Tuesday, April 24, 2012

AAPL blows away expectations again & a long term perspective

Apple reported its second quarter earnings this afternoon and its profit jumped 94% this quarter.   The stock popped $40.00/share in after hours trading.  The entire NASDAQ had been languishing due to the concerns many had concerning the stock and its massive capitalization which literally drives the index.  No doubt the entire market will rally tomorrow on the news.  Apple is no longer acting like a stock; it's acting like a commodity!

I like to step back once in awhile and take a (very) long term view of the market.  It can assist those who are active in the market by placing the daily and weekly price action into greater perspective. 

I've written much in the past few months on how central banks are pushing on a string in their efforts to mask the global deflationary forces that are still with us until somehow nations can de-leverage.  And I believe I've posted some very convincing charts to prove my thesis. 

And I wouldn't want my readers to think that they cannot succeed in their efforts.  I've progressed (some of my gold bug friends would suggest regressed) from a "gold standard" proponent to one who believes there can't be a perfect monetary system.  I've come to recognize the limitations of a gold standard and also a credit based economy. 

I say all this to say that I'm technically focused on these markets.  I don't care what the "gurus" are saying on Bloomberg or CNBC, I let the charts tell me where these markets are going.  As long as you know how to read them they'll never steer you wrong. 

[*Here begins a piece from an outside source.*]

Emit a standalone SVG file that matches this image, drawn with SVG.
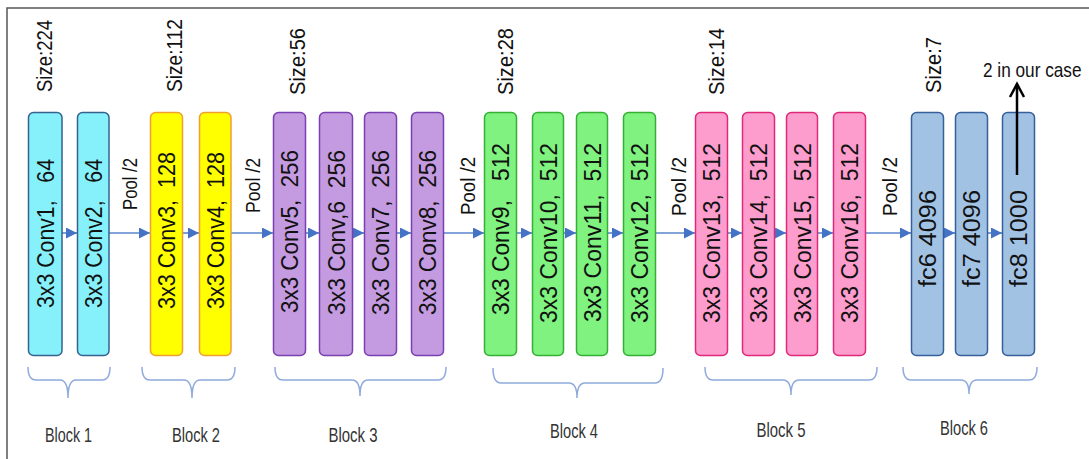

Here's a monthly line chart of the S&P 500 going back to 1981.  I don't even want to tell you what I was doing back in 1981 :-)

(click on chart for larger image)
Folks, you are looking at the great bull market that started in 1982 and ended with the dot.com crash of 2000-2003.  I've drawn a trend line from the market top in 1987 just prior to the famous "1987 Crash" to where we closed today which I highlighted with a circle.  Some may make the case that we are looking at a possible "head and shoulders" top or, at the least, a double top.  I won't speculate on those formations although the double top seems more plausible.  But I will say this as a technician:  The S&P needs to take out that blue dashed trend line.  So far, it's been turned away as it was in 2011 (red arrow).  I've also highlighted a divergence on the MACD indicator which might be telling us something about the long term momentum of this market.

Now, just consider that this is a Monthly chart.  Forming market tops can take months.  It can be likened to trying to turn the Titanic.  It's not turning "on a dime".

I'll be posting more long term charts from time to time to assist my readers in gaining a grand perspective.  But for now, the FOMC wraps up their two day meeting tomorrow with a formal announcement at 12:30PM EST followed at 2:30PM EST with a Bernanke press conference.  Don't expect any earth shattering announcements and my bet is that no matter what Ben says tomorrow, stocks will rally due to exuberance over Apple.